A new tool that is proving useful for VO-level solutions is the CERN VM Filesystem (CVMFS) which packages a common application namespace across multiple sites.
The application distribution solutions can also integrate with the popular GlideWMS job distribution framework used across OSG. This framework sends probe jobs to compute resources on behalf of the VO and collects available resources into a common pool of compute nodes. This framework leverages Condor scheduling semantics and can scan a site's $OSG_APP directory for the VO to advertise the list of applications available at specific sites in order to match a job to the compute resources that support the application requirements defined by the job.
Other points raised:
- Applications should only assume only a simple base OS install, most commonly the RedHat EL5 deritives, Scientific Linux 5 and CentOS5.
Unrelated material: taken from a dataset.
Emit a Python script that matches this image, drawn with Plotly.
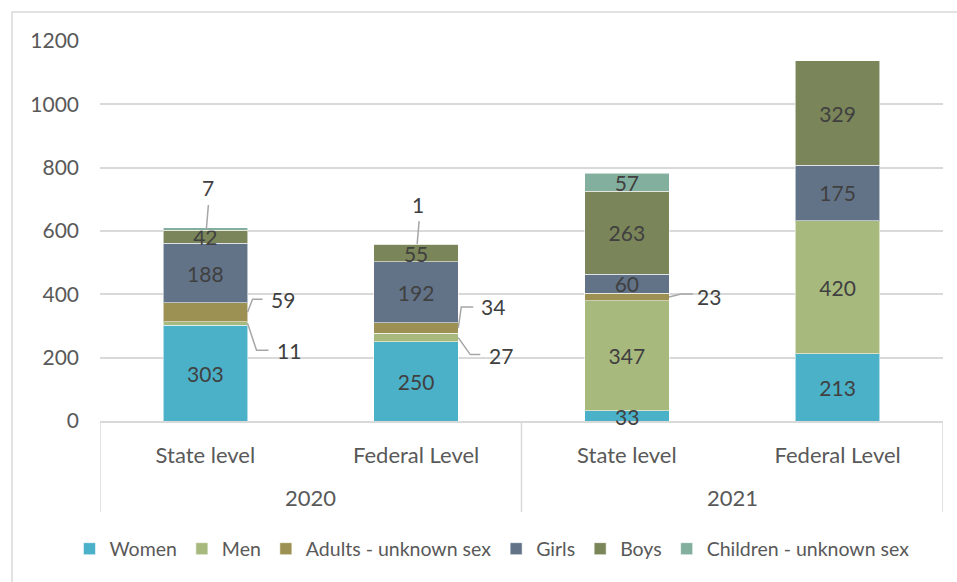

- VOs should consider the level of site support for their VO in choosing an application distribution method. Typically, sites on OSG do not support VOs directly and its incumbant on the VO to maintain the applications across resources.
- We should feel welcome to contact email@example.com to answer any specific questions we have aout implementing this solution.
Steve Johnson (TAMU) presented the initial work on explore BDII as an information repository for application information at a specific site. In this scenario, sites would register their provided applications to the BDII database and then application users could query this data set to determine the resources which can support the application.
An interesting potential of an application database or common application advertising solution would be to offer site-optimized applications with the potential for some very tuned software configurations. The apps definitions could also be a virtual machine.
Steve solicited participation and encouraged engagement in refining this solution into a comprehensive solution for SURAgrid.